This week, we were joined by senior Forbes contributor and Founder of Coachvox, Jodie Cook, to learn how we can improve our pitching to Forbes.
Top Takeaways from Jodie
1. “Ask audacious questions and then stay quiet until they answer.”
On the day of our recording, Jodie was appearing as an extra in a film. Her career highlights, from landing a Forbes column to things like this, began with a bold ask and a confident pause.
2. Know the difference: Contributor vs Council.
- Contributors are typically invited and receive payment per view. They have a minimum number of articles per month. You can’t pay to become a contributor, but you can get on the radar of editors who commission columns.

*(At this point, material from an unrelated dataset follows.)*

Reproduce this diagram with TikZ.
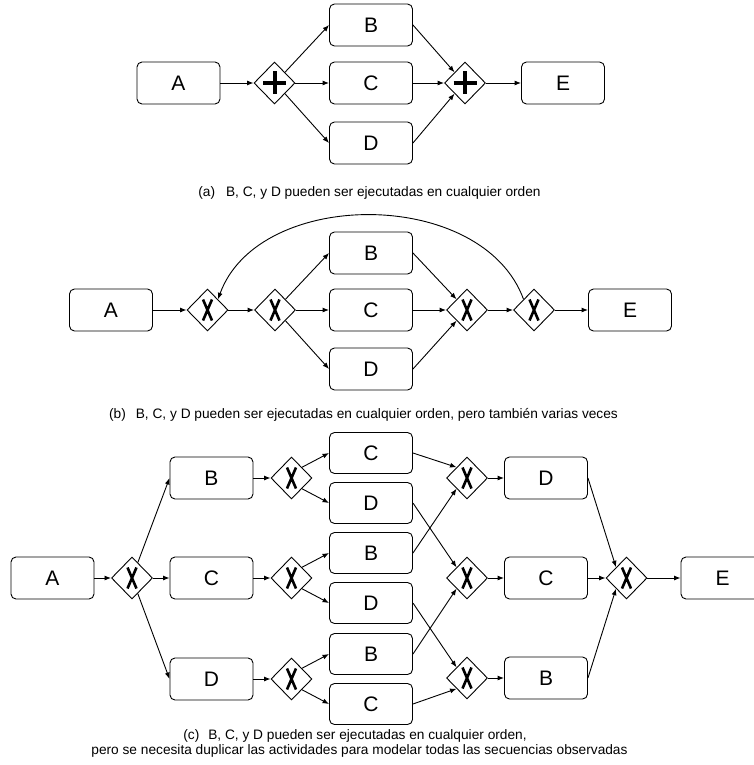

- Councils are pay-to-publish membership programmes.
This is a pay-to-play opportunity; you apply and pay a set fee, after which you can write as often as you like.
3.Build relationships with the writers of your beat.
Jodie sources her own ideas. Only a few pieces come from cold pitches. You’ll have more success by building relationships first, commenting, engaging, and being memorable for the right reasons.
4. Make it about them, not you.
Find the contributor’s “swim lane” (their beat). Research their recent stories, spot the gap, and pitch ideas that serve their audience and earn them views.
5. Do your homework.
Explore Forbes’ left-hand menu — think Entrepreneurs → Small Business → Leadership.